Here's the thing about blogs - each blog is just one individual's opinion/perspective on a subject. This blog is my perspective (and sometimes opinion) on writing.
I'm not an expert and . . . I don't play one on TV. Ha! I'm just a writer, struggling along, and hoping that, one day - hopefully soon - an agent will take notice of my query and ask for more, more, more!
I write to the best of my ability. I read blog after blog, intake the knowledge, shuffle it around a few dozen times . . . and toss out what I don't need.
Why?
Because not every don't do this applies to every individual writer.
There isn't a definitive writer's guide that says write this way and you'll succeed. If there was, there would be far less aspiring writers out there in the blogsphere.
There are guidelines - seemingly everywhere - that say do this, do that, don't do this, don't do that and yet . . . if you read debut authors, if you see what they did and didn't do . . . you might find that they ignored all those rules so easily found within the blogsphere.
Hmmmm . . .
No, I'm not advocating tossing aside every rule. I think - maybe know, check back with me on that one - that too much information is a bad, bad thing because, often, with too much information, people begin to second-guess themselves.
Yes, been there, done that.
I can't write like Tolkien.
I can't write like Mary Higgins Clark.
I can write like me, using the knowledge I've gleaned over the years, the blogs I've read, the books I've read, tossing out rules willy-nilly, and nilly-will as well, and writing what feels comfortable to me.

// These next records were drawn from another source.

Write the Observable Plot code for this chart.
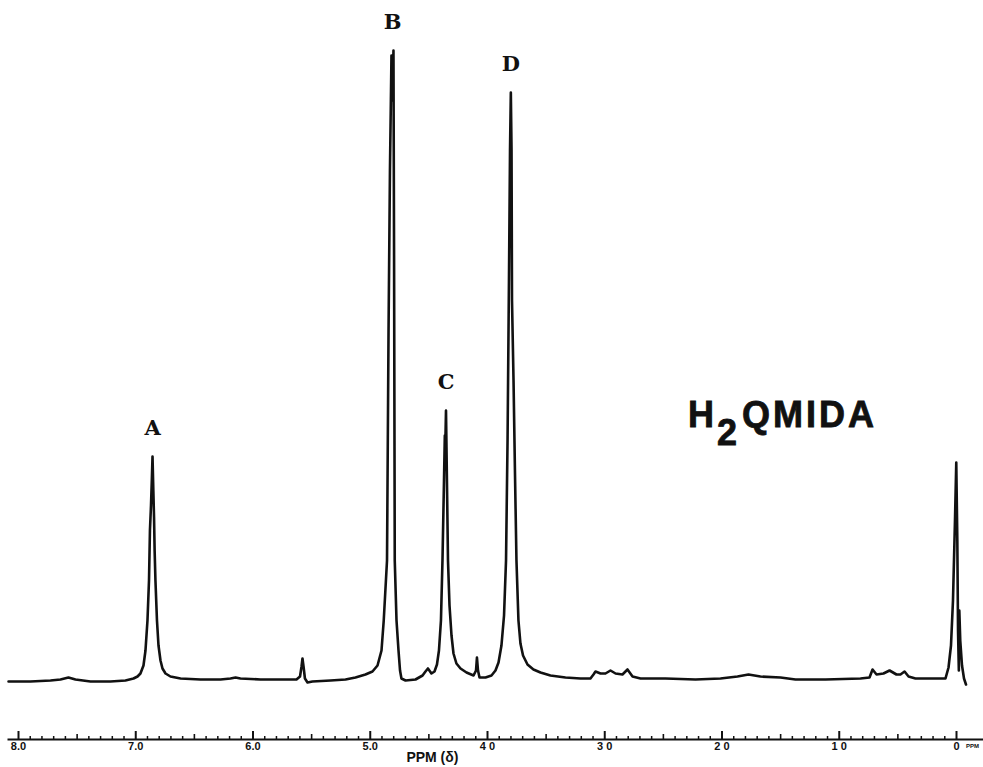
<!DOCTYPE html>
<html><head><meta charset="utf-8">
<script src="https://cdn.jsdelivr.net/npm/d3@7"></script>
<script src="https://cdn.jsdelivr.net/npm/@observablehq/plot@0.6"></script>
<style>html,body{margin:0;padding:0;background:#fff;} svg{display:block;}</style>
</head><body><div id="chart"></div>
<script>
// Chemical shift (ppm) and signal intensity
const ppm = [8.085, 7.898, 7.727, 7.642, 7.574, 7.514, 7.386, 7.216, 7.088, 7.019,
  6.985, 6.960, 6.934, 6.917, 6.900, 6.887, 6.879, 6.870, 6.863, 6.857,
  6.850, 6.844, 6.839, 6.832, 6.819, 6.806, 6.789, 6.772, 6.746, 6.704,
  6.618, 6.448, 6.277, 6.192, 6.149, 6.107, 5.936, 5.766, 5.629, 5.599,
  5.586, 5.578, 5.569, 5.557, 5.535, 5.493, 5.339, 5.211, 5.126, 5.041,
  4.981, 4.938, 4.904, 4.885, 4.857, 4.844, 4.832, 4.819, 4.810, 4.802,
  4.797, 4.791, 4.776, 4.759, 4.746, 4.734, 4.699, 4.614, 4.554, 4.529,
  4.508, 4.478, 4.452, 4.431, 4.414, 4.397, 4.384, 4.371, 4.364, 4.360,
  4.354, 4.346, 4.337, 4.324, 4.307, 4.290, 4.265, 4.230, 4.179, 4.119,
  4.098, 4.090, 4.081, 4.068, 4.017, 3.966, 3.932, 3.906, 3.881, 3.859,
  3.842, 3.829, 3.817, 3.808, 3.801, 3.795, 3.791, 3.778, 3.766, 3.753,
  3.736, 3.719, 3.697, 3.659, 3.608, 3.548, 3.463, 3.335, 3.207, 3.122,
  3.096, 3.079, 3.036, 2.994, 2.951, 2.908, 2.849, 2.806, 2.763, 2.695,
  2.482, 2.226, 2.013, 1.868, 1.774, 1.672, 1.501, 1.373, 1.117, 0.819,
  0.742, 0.716, 0.682, 0.623, 0.571, 0.512, 0.478, 0.443, 0.409, 0.350,
  0.179, 0.094, 0.068, 0.047, 0.030, 0.013, 0.002, -0.007, -0.013, -0.020,
  -0.024, -0.032, -0.047, -0.064, -0.081];
const intensity = [1, 1, 2, 3, 5, 3, 1, 1, 2, 4,
  6, 9, 17, 32, 62, 102, 152, 177, 202, 226,
  192, 165, 132, 102, 62, 37, 22, 14, 9, 6,
  4, 3, 3, 4, 5, 4, 3, 3, 3, 6,
  16, 24, 16, 4, 0, 1, 2, 3, 5, 8,
  11, 17, 32, 62, 122, 352, 512, 627, 582, 632,
  432, 122, 62, 32, 12, 4, 2, 3, 7, 11,
  14, 9, 11, 18, 32, 62, 122, 202, 247, 237,
  272, 202, 122, 77, 47, 29, 19, 14, 10, 7,
  12, 25, 12, 5, 5, 7, 12, 20, 37, 67,
  122, 242, 402, 532, 590, 532, 382, 302, 212, 122,
  62, 39, 27, 18, 13, 10, 7, 5, 4, 4,
  8, 11, 9, 9, 12, 9, 8, 13, 6, 4,
  4, 3, 4, 6, 8, 6, 5, 3, 3, 4,
  5, 13, 8, 9, 12, 8, 8, 11, 6, 4,
  4, 4, 15, 37, 82, 162, 220, 142, 52, 12,
  72, 42, 17, 4, -2];

const peakLabels = ["A", "B", "C", "D"];
const peakPpm = [6.857, 4.81, 4.354, 3.801];
const peakHeight = [226, 632, 272, 590];

const majorTicks = [8, 7, 6, 5, 4, 3, 2, 1, 0];
const majorTickLabels = ["8.0", "7.0", "6.0", "5.0", "4 0", "3 0", "2 0", "1 0", "0"];
const midTicks = [7.5, 6.5, 5.5, 4.5, 3.5, 2.5, 1.5, 0.5];
const minorTicks = d3.range(0, 81).map(i => i / 10)
  .filter(v => Math.abs(v * 2 - Math.round(v * 2)) > 1e-6);

const axisTitle = "PPM (δ)";
const axisTitlePpm = 4.47;
const unitLabel = "PPM";
const unitPpm = -0.136;

const compound = ["H", "2", "QMIDA"];
const compoundPpm = 2.286;
const compoundIntensity = 255;

const spectrum = ppm.map((p, i) => ({ppm: p, intensity: intensity[i]}));
const peaks = peakLabels.map((l, i) => ({label: l, ppm: peakPpm[i], h: peakHeight[i]}));

const W = 983, H = 767, MT = 0, MB = 28;
const frameH = H - MT - MB;

const chart = Plot.plot({
  width: W, height: H,
  marginLeft: 8, marginRight: 0, marginTop: MT, marginBottom: MB,
  style: {background: "#fff", color: "#111"},
  x: {domain: [8, 0], range: [18, 956], axis: null},
  y: {domain: [0, 632], range: [682, 50], axis: null},
  marks: [
    Plot.frame({anchor: "bottom", stroke: "#111", strokeWidth: 2}),
    Plot.ruleX(minorTicks, {x: d => d, insetTop: frameH - 3, stroke: "#111", strokeWidth: 1.5}),
    Plot.ruleX(midTicks, {x: d => d, insetTop: frameH - 5, stroke: "#111", strokeWidth: 1.6}),
    Plot.ruleX(majorTicks, {x: d => d, insetTop: frameH - 8, stroke: "#111", strokeWidth: 2}),
    Plot.text(majorTicks, {x: d => d, text: d => majorTickLabels[majorTicks.indexOf(d)],
      frameAnchor: "bottom", dy: 7, lineAnchor: "middle", fontSize: 11, fontWeight: "bold",
      fontFamily: "Liberation Sans, Arial, sans-serif", fill: "#111"}),
    Plot.text([axisTitle], {x: axisTitlePpm, text: d => d, frameAnchor: "bottom", dy: 18,
      lineAnchor: "middle", fontSize: 14, fontWeight: "bold",
      fontFamily: "Liberation Sans Narrow, Liberation Sans, Arial, sans-serif", fill: "#111"}),
    Plot.text([unitLabel], {x: unitPpm, text: d => d, frameAnchor: "bottom", dy: 7,
      lineAnchor: "middle", fontSize: 6, fontWeight: "bold",
      fontFamily: "Liberation Sans, Arial, sans-serif", fill: "#111"}),
    Plot.line(spectrum, {x: "ppm", y: "intensity", stroke: "#111", strokeWidth: 2.6,
      strokeLinejoin: "round", strokeLinecap: "round"}),
    Plot.text(peaks, {x: "ppm", y: "h", text: "label", dy: -28, lineAnchor: "middle",
      fontSize: 21, fontWeight: "bold", fontFamily: "DejaVu Serif", fill: "#111"})
  ]
});

// compound name with subscript, anchored in data coordinates
const sx = chart.scale("x"), sy = chart.scale("y");
const t = d3.select(chart).append("text")
  .attr("x", sx.apply(compoundPpm))
  .attr("y", sy.apply(compoundIntensity))
  .attr("text-anchor", "start")
  .attr("font-family", "Liberation Sans, Arial, sans-serif")
  .attr("font-weight", "bold")
  .attr("font-size", 36)
  .attr("letter-spacing", 3)
  .attr("fill", "#111")
  .attr("stroke", "#111")
  .attr("stroke-width", 0.8);
t.append("tspan").text(compound[0]);
t.append("tspan").attr("dy", 18).text(compound[1]);
t.append("tspan").attr("dy", -18).attr("dx", 2).text(compound[2]);

document.getElementById("chart").appendChild(chart);
</script>
</body></html>
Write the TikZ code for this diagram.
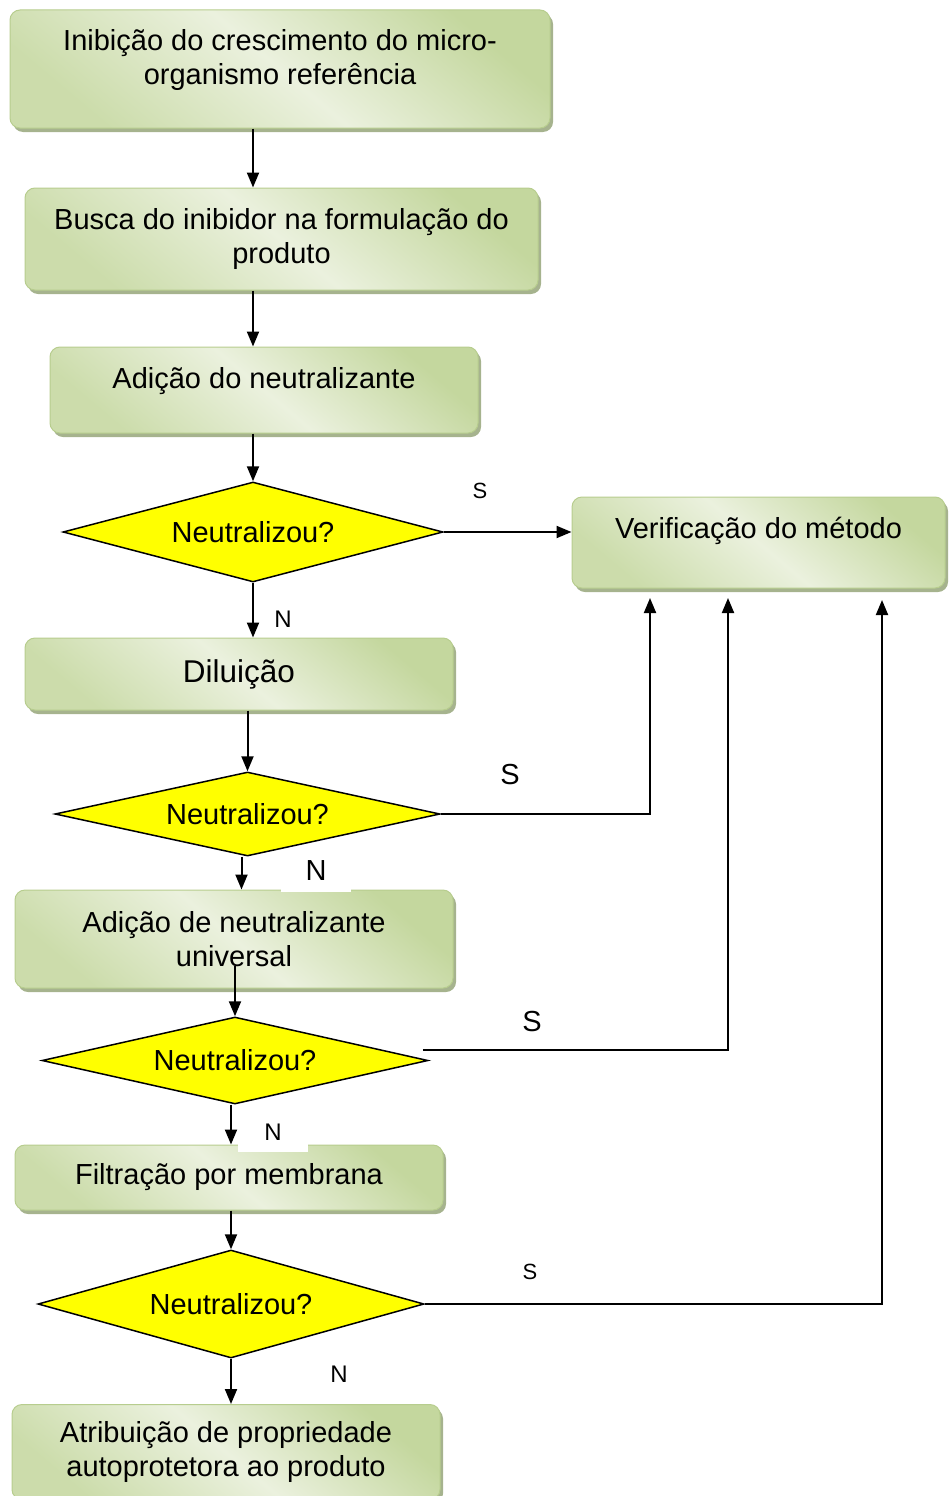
\documentclass[tikz,border=0pt]{standalone}
\usepackage{fontspec}
\setmainfont{Liberation Sans}
\usetikzlibrary{arrows.meta,shapes.geometric,shadows}
\definecolor{boxdark}{HTML}{C4D79E}
\definecolor{boxlight}{HTML}{EBF1DE}
\definecolor{boxedge}{HTML}{B7CD8E}
\definecolor{boxshade}{HTML}{A6B38E}
\definecolor{askyellow}{HTML}{FFFF00}
\tikzset{every node/.append style={font=\fontsize{29}{34}\selectfont}}

\begin{document}
\begin{tikzpicture}[x=1pt,y=-1pt,>={Triangle[length=15pt,width=12pt]},
  stepbox/.style={rectangle,rounded corners=10pt,draw=boxedge,line width=1pt,
    top color=boxdark,bottom color=boxdark!80!boxlight,middle color=boxlight,shading angle=-40,
    drop shadow={shadow xshift=3pt,shadow yshift=-4pt,fill=boxshade,opacity=1},
    align=center,inner sep=0pt},
  decision/.style={diamond,draw=black,line width=1.5pt,fill=askyellow,inner sep=0pt},
  flow/.style={->,line width=2pt},
  ans/.style={inner sep=0pt},
  ansbig/.style={ans,font=\fontsize{29}{34}\selectfont},
  ansmid/.style={ans,font=\fontsize{24}{28}\selectfont},
  anssmall/.style={ans,font=\fontsize{22}{26}\selectfont}]
  \useasboundingbox (0,0) rectangle (948,1496);
  % steps of the method
  \node[stepbox,minimum width=540pt,minimum height=118pt,text depth=24pt] (b1) at (280,69)
    {Inibição do crescimento do micro-\\organismo referência};
  \node[stepbox,minimum width=513pt,minimum height=102pt] (b2) at (281.5,239)
    {Busca do inibidor na formulação do\\produto};
  \node[stepbox,minimum width=428pt,minimum height=86pt,text depth=25pt] (b3) at (264,390)
    {Adição do neutralizante};
  \node[stepbox,minimum width=373pt,minimum height=91pt,text depth=29pt] (bv) at (758.5,542.5)
    {Verificação do método};
  \node[stepbox,minimum width=428pt,minimum height=72pt,font=\fontsize{31.5}{36}\selectfont] (b4) at (239,674)
    {Diluição};
  \node[stepbox,minimum width=438pt,minimum height=98pt] (b5) at (234,939)
    {Adição de neutralizante\\universal};
  \node[stepbox,minimum width=428pt,minimum height=65pt] (b6) at (229,1177.5)
    {Filtração por membrana};
  \node[stepbox,minimum width=428pt,minimum height=95pt] (b7) at (226,1452)
    {Atribuição de propriedade\\autoprotetora ao produto};
  % questions
  \node[decision,aspect=3.8,minimum width=380pt,minimum height=100pt] (d1) at (253,532) {Neutralizou?};
  \node[decision,aspect=4.58,minimum width=385pt,minimum height=84pt] (d2) at (247.5,814) {Neutralizou?};
  \node[decision,aspect=4.44,minimum width=386pt,minimum height=87pt] (d3) at (235,1060.5) {Neutralizou?};
  \node[decision,aspect=3.57,minimum width=386pt,minimum height=108pt] (d4) at (231,1304) {Neutralizou?};
  \coordinate (v1) at (650,598);
  \coordinate (v2) at (728,598);
  \coordinate (v3) at (882,600);
  % connectors
  \draw[flow] ([xshift=-27pt]b1.south) -- ([xshift=-28.5pt]b2.north);
  \draw[flow] ([xshift=-28.5pt]b2.south) -- ([xshift=-11pt]b3.north);
  \draw[flow] ([xshift=-11pt]b3.south) -- (d1.north);
  \draw[flow] (d1.east) -- (d1.east -| bv.west);
  \draw[flow] (d1.south) -- (d1.south |- b4.north);
  \draw[flow] (b4.south -| d2.north) -- (d2.north);
  \draw[flow] (d2.east) -| (v1);
  \draw[flow] ([xshift=-6pt]d2.south) -- ([xshift=-6pt]d2.south |- b5.north);
  \draw[flow] ([yshift=23pt]b5.south -| d3.north) -- (d3.north);
  \draw[flow] ([xshift=-6pt,yshift=11pt]d3.east) -| (v2);
  \draw[flow] ([xshift=-4pt]d3.south) -- ([xshift=-4pt]d3.south |- b6.north);
  \draw[flow] (b6.south -| d4.north) -- (d4.north);
  \draw[flow] (d4.east) -| (v3);
  \draw[flow] (d4.south) -- (d4.south |- b7.north);
  % answers
  \node[anssmall] (s1) at (480,491) {S};
  \node[ansbig] (s2) at (510,775) {S};
  \node[ansbig] (s3) at (532,1022) {S};
  \node[anssmall] (s4) at (530,1272) {S};
  \node[ansmid] (n1) at (283,619) {N};
  \node[ansbig,fill=white,minimum width=70pt,minimum height=42pt] (n2) at (316,871) {N};
  \node[ansmid,fill=white,minimum width=70pt,minimum height=40pt] (n3) at (273,1132) {N};
  \node[ansmid] (n4) at (339,1374) {N};
\end{tikzpicture}
\end{document}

If I follow every piece of advice offered . . . I'm doing myself a disservice. No, I'm not advocating discarding the bits of knowledge. But, I am suggesting, in addition to the many blogs that are so very helpful, to also read, read, and read . . . books, and more books, and more books, and more books, and more books - by established and debut authors, but more so by debut authors.
Why?
Not to copy them, emulate them, or any other such thing . . . but to see what rules they broke, how they broke them, and to understand - if that's possible - why it worked for them.
In the end, the craft of writing is finding your own, well, voice.
If you do everything out there on the blogsphere, every bit of advice, you're silencing your voice . . .
. . . because you've stopped listening to yourself, your instinct, and started paying far too much attention to what works for . . .
. . . somebody else.
In the end, it is what works for you (me), the individual writer, that is (perhaps, should) matter most.
The blogs - at least in my opinion, this one included - are meant to guide you . . . and not to silence your voice.
For every rule to follow, there is a person who broke said rule . . . and wasn't struck by lightning.
So, my advice/opinion - soak everything up, but understand, in the end, that you the individual, must do what's best for you . . . and your writing. Sometimes, the voice you create is created from broken rules that might . . .
S
3 comments:
Great post and a great reminder, Scott!
Comment from someone who is part of a writer's site I go to: when you're first starting out you get taught to cross the road at a crosswalk after looking both ways. Once you have the basics, you cross the road at different places weighing up the risks.
To me, you're giving the same sound advice here. Great blog.
Domey - you're welcome. I think one of the reasons I pulled back from so much blogging, was the overload of information.
Barb - excellent analogy. See, if I used your words, I could have had a heck of a shorter post. Ha!